→ **SHORT PROBLEM**: Reproduce all the entries exactly and keep the pictures out.

[start DATA ENTRIES]

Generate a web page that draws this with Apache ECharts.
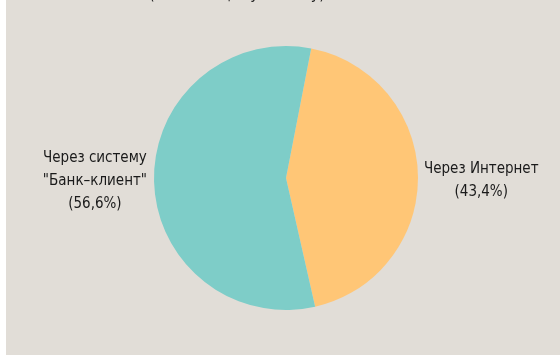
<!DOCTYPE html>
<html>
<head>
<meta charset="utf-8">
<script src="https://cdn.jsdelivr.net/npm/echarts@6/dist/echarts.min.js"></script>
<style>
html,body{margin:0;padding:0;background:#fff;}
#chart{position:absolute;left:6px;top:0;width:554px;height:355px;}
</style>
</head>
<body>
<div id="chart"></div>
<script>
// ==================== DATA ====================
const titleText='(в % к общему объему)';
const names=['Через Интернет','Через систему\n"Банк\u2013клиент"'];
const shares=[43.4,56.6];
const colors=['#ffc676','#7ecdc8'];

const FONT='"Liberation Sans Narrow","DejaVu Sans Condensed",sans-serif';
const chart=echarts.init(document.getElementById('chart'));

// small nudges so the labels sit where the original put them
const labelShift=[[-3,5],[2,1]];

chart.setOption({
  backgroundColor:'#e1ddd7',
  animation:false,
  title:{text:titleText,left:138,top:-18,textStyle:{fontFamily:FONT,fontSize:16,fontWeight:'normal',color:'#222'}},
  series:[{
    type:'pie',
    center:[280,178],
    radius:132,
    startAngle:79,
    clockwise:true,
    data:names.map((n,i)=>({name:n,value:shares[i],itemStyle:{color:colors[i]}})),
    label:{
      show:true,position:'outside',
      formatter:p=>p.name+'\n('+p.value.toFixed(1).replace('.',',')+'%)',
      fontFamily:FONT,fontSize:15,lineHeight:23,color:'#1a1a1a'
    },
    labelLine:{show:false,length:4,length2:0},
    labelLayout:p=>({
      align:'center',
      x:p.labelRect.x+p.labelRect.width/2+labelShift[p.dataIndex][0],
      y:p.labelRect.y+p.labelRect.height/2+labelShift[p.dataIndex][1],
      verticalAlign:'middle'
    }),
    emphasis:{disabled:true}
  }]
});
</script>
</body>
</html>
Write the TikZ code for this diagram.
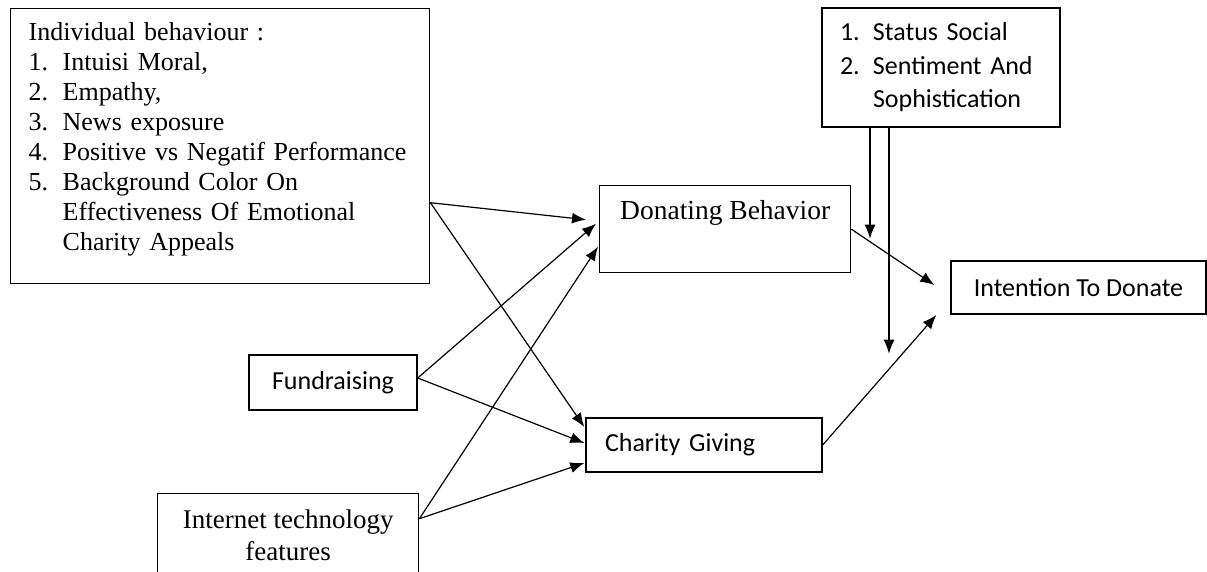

[end DATA ENTRIES]

→ **EXERCISE OUTPUT**:
Generate a web page that draws this with Apache ECharts.
<!DOCTYPE html>
<html>
<head>
<meta charset="utf-8">
<script src="https://cdn.jsdelivr.net/npm/echarts@6/dist/echarts.min.js"></script>
<style>
html,body{margin:0;padding:0;background:#fff;}
#chart{position:absolute;left:6px;top:0;width:554px;height:355px;}
</style>
</head>
<body>
<div id="chart"></div>
<script>
// ==================== DATA ====================
const titleText='(в % к общему объему)';
const names=['Через Интернет','Через систему\n"Банк\u2013клиент"'];
const shares=[43.4,56.6];
const colors=['#ffc676','#7ecdc8'];

const FONT='"Liberation Sans Narrow","DejaVu Sans Condensed",sans-serif';
const chart=echarts.init(document.getElementById('chart'));

// small nudges so the labels sit where the original put them
const labelShift=[[-3,5],[2,1]];

chart.setOption({
  backgroundColor:'#e1ddd7',
  animation:false,
  title:{text:titleText,left:138,top:-18,textStyle:{fontFamily:FONT,fontSize:16,fontWeight:'normal',color:'#222'}},
  series:[{
    type:'pie',
    center:[280,178],
    radius:132,
    startAngle:79,
    clockwise:true,
    data:names.map((n,i)=>({name:n,value:shares[i],itemStyle:{color:colors[i]}})),
    label:{
      show:true,position:'outside',
      formatter:p=>p.name+'\n('+p.value.toFixed(1).replace('.',',')+'%)',
      fontFamily:FONT,fontSize:15,lineHeight:23,color:'#1a1a1a'
    },
    labelLine:{show:false,length:4,length2:0},
    labelLayout:p=>({
      align:'center',
      x:p.labelRect.x+p.labelRect.width/2+labelShift[p.dataIndex][0],
      y:p.labelRect.y+p.labelRect.height/2+labelShift[p.dataIndex][1],
      verticalAlign:'middle'
    }),
    emphasis:{disabled:true}
  }]
});
</script>
</body>
</html>
Write the TikZ code for this diagram.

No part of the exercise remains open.